There are many memories I cheerish of beautiful and distant places I
visited. Also of the friendship when trips were undertaken together and
- of course - of the thrill of finding an unfindable bordermarker.
And it made me interested in the bordermarkers themselves: their
origin, their history, their morphology and their aesthetics.

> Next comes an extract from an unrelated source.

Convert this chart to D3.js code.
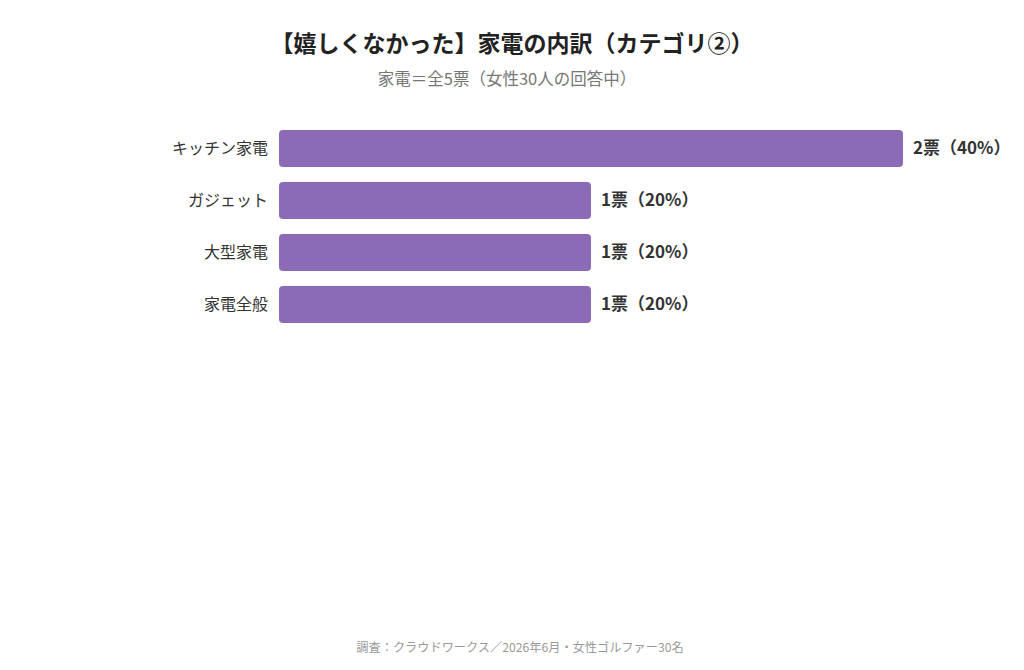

They are cultural-historical monuments, worthy of preserving and
documenting.
The internet The
internet is a poor man's publishing house and a tremendous meeting
point. In 1998 I launched a website on the Dutch bordermarkers (www.grenspalen.nl),
one of the first on this subject. It raised interest and led to
interviews in magazines and on tv. Nowadays a lot more people in
Holland are searching for bordermarkeres and
the dutch 'bordermarker-scene' is a vivid community.
The Pyrenees My
first visit to the Pyrenees was in 1986. Followed in 1998 and
succeeding years by walking the GR10-trail. Jan-Willem Doomen was
my first companion on that trail and he returned in later years to join
me on bordermarker-hikes. Some parts of the GR10 includes
bordermarkers and they were the first to photograph. The tripoints of
Andorra were visited in 2001 and 2004. 'Doing' all the Pyrenean
bordermarkers seemed too ambitious to consider but the
bordermarkers of Llivia were done in 2002-2005.
This project In
2003 I was interviewed by a French journalist (see this article) and I
told about my dream to find all the esfr-bordermarkers. Though I
continued to accumulate my 'collection' in later years, I realized that
I needed more time and drive to do them all. And there was
another idea: designing my own walking trail along the bordermarkers: the GRPdesBF. The
final drive came upon me in 2008 in Peru: see this page.
The future In
- let's say - 2025, my project will be completed. And then? Well, I
think I'll end my bordermarker-career in the Pyrenees on - I hope
- a very advanced age. These mountains offer enough for a
lifetime of walking and undigging border-history. And bordermarkers
themselves keep changing: they weather, tumble down, get damaged
or disappear. There will allways be a reason for some bordermarker-trip.